- _EXERCISE DESCRIPTION_
Search the material below for the word "this". Copy every line that has it.

>> start ENTRIES

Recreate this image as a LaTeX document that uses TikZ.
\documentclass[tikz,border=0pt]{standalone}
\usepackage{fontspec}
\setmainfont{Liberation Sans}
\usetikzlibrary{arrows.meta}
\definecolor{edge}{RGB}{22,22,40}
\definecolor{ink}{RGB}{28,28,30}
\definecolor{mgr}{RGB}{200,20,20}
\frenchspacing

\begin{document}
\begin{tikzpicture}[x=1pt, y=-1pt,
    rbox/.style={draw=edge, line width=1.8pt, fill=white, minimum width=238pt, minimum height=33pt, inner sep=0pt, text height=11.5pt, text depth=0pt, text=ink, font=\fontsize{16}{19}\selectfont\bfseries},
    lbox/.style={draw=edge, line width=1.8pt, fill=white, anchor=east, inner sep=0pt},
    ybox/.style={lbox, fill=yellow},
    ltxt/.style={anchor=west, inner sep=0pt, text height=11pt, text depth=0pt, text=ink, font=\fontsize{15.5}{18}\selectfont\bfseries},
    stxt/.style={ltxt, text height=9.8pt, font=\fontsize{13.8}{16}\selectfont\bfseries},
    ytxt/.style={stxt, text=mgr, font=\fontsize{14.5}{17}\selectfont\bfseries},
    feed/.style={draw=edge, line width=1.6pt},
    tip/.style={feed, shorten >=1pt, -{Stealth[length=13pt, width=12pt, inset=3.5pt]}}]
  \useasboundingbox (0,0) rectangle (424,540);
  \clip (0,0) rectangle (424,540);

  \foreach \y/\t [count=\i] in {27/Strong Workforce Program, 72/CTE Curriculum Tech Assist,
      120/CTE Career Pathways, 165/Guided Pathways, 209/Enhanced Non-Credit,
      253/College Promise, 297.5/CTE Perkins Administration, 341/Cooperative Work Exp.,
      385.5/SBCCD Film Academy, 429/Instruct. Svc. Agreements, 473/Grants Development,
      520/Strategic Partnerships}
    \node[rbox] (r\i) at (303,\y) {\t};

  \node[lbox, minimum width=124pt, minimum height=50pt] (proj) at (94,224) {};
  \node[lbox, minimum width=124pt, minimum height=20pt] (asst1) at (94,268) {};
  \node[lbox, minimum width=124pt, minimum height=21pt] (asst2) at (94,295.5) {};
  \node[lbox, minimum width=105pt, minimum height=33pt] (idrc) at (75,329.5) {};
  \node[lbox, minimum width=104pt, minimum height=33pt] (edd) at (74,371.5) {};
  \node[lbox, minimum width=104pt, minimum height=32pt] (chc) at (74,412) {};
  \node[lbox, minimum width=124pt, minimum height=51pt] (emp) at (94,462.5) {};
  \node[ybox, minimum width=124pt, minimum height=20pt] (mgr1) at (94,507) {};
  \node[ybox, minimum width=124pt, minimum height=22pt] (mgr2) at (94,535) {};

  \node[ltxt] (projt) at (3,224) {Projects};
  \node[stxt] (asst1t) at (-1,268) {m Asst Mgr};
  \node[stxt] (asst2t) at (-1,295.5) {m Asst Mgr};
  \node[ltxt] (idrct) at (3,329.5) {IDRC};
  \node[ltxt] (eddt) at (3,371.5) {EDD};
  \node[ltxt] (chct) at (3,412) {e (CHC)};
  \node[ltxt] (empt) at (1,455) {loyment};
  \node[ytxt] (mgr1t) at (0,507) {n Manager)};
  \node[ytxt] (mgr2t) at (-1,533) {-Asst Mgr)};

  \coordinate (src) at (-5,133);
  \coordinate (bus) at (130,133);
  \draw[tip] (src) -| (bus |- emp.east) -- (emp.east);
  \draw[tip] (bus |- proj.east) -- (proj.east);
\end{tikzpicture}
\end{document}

>> end ENTRIES
>> start ENTRIES

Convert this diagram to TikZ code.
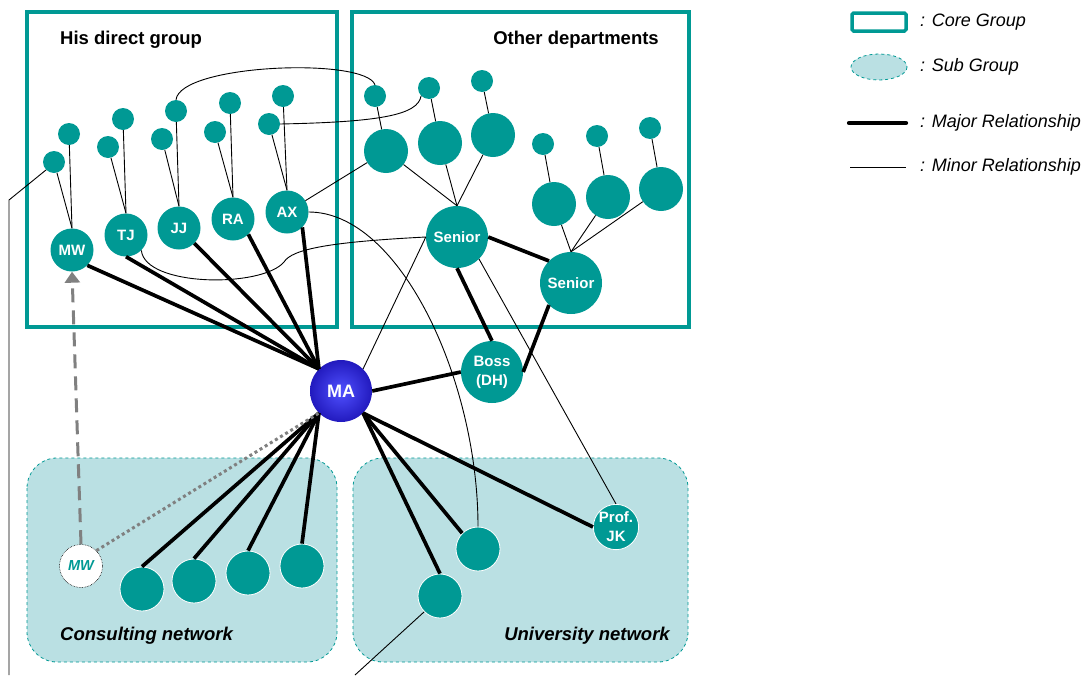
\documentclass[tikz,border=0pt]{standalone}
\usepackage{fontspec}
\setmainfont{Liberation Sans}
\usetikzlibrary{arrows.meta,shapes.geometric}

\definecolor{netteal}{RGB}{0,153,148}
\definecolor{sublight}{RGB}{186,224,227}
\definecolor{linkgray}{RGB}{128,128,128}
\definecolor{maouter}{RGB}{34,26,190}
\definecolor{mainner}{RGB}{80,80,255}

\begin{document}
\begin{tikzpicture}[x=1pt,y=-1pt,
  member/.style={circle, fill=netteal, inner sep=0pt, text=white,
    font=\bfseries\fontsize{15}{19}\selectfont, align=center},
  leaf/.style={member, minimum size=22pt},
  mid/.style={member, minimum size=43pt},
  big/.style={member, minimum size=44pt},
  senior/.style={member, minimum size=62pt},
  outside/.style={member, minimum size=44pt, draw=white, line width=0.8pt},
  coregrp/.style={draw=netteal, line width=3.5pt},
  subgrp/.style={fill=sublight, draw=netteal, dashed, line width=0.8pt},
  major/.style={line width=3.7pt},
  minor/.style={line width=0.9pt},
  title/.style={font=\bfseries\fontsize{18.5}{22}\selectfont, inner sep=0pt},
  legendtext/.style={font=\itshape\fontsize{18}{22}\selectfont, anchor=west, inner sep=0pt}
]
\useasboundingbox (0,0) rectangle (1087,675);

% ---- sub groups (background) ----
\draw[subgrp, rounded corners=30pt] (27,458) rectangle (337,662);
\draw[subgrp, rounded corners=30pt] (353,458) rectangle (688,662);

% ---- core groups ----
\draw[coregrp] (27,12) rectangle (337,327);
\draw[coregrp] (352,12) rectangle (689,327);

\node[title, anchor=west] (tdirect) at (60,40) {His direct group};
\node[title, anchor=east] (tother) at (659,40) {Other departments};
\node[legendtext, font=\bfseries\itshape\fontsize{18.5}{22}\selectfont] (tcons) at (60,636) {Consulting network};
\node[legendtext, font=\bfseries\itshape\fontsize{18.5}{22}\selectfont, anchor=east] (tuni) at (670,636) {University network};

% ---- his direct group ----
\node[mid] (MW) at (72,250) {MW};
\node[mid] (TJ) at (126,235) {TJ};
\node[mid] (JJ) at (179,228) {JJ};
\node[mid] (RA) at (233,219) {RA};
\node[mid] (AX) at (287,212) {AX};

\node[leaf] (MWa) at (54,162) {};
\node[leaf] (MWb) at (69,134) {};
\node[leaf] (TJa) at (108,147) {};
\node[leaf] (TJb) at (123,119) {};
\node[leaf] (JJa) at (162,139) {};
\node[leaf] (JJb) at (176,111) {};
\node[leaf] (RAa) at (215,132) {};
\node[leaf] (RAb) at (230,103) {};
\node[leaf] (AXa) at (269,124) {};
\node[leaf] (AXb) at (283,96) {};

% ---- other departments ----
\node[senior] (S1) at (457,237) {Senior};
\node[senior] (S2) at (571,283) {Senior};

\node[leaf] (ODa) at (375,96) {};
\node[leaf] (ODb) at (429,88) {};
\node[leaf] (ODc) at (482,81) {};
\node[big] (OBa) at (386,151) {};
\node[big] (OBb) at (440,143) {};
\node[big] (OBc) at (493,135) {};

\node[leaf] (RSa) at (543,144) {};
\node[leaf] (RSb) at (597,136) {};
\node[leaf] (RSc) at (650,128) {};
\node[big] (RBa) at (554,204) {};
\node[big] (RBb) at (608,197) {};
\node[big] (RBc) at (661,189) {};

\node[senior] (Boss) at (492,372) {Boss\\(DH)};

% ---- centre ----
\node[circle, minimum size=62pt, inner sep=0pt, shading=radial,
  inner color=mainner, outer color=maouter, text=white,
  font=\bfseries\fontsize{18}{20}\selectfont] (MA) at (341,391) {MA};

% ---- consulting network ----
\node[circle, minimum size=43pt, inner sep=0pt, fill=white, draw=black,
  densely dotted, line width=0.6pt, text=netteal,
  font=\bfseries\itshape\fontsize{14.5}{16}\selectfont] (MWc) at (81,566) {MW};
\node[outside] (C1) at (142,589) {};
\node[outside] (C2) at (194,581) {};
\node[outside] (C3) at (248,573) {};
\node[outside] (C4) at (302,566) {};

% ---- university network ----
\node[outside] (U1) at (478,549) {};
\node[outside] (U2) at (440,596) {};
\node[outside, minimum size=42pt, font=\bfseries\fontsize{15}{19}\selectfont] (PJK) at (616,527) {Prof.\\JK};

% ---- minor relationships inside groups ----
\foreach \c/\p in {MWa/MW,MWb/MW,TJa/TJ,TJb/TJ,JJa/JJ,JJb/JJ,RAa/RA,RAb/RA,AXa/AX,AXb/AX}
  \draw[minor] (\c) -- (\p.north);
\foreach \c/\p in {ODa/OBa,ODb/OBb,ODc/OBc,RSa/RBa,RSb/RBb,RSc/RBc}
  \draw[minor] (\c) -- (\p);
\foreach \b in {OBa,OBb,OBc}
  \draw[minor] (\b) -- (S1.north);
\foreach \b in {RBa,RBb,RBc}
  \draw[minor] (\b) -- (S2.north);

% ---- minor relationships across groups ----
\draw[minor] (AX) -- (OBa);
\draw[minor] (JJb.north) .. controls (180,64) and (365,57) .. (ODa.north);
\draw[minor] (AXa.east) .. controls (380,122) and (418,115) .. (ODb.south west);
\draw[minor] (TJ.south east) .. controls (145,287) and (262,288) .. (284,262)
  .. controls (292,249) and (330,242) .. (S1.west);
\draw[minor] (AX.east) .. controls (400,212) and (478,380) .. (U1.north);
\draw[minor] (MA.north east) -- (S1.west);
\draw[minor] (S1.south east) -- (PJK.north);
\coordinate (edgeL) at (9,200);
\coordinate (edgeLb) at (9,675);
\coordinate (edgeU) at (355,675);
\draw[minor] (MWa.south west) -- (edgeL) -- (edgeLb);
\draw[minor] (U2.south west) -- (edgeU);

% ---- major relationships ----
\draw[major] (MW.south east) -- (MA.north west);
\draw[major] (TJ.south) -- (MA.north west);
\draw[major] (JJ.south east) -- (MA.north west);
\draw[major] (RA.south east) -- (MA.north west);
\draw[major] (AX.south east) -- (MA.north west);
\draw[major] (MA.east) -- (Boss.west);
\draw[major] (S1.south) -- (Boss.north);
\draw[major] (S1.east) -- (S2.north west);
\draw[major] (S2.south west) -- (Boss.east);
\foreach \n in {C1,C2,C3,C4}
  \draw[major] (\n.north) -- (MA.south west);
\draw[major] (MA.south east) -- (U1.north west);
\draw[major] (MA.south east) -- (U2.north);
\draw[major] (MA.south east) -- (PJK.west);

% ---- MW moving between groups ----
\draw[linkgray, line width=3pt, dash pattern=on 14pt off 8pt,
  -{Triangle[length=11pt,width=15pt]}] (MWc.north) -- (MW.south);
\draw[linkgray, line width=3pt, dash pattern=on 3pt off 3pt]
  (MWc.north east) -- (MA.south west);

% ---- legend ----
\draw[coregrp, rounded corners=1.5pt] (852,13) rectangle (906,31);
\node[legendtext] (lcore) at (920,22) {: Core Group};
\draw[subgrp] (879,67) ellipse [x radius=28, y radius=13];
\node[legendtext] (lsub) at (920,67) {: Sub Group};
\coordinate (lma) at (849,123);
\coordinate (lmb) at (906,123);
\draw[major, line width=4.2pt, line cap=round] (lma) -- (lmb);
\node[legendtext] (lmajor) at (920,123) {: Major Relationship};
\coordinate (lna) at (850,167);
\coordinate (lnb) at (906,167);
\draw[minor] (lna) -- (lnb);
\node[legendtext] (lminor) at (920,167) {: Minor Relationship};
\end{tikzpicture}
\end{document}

>> end ENTRIES

- _OUTPUT_
Recreate this image as a LaTeX document that uses TikZ.
Convert this diagram to TikZ code.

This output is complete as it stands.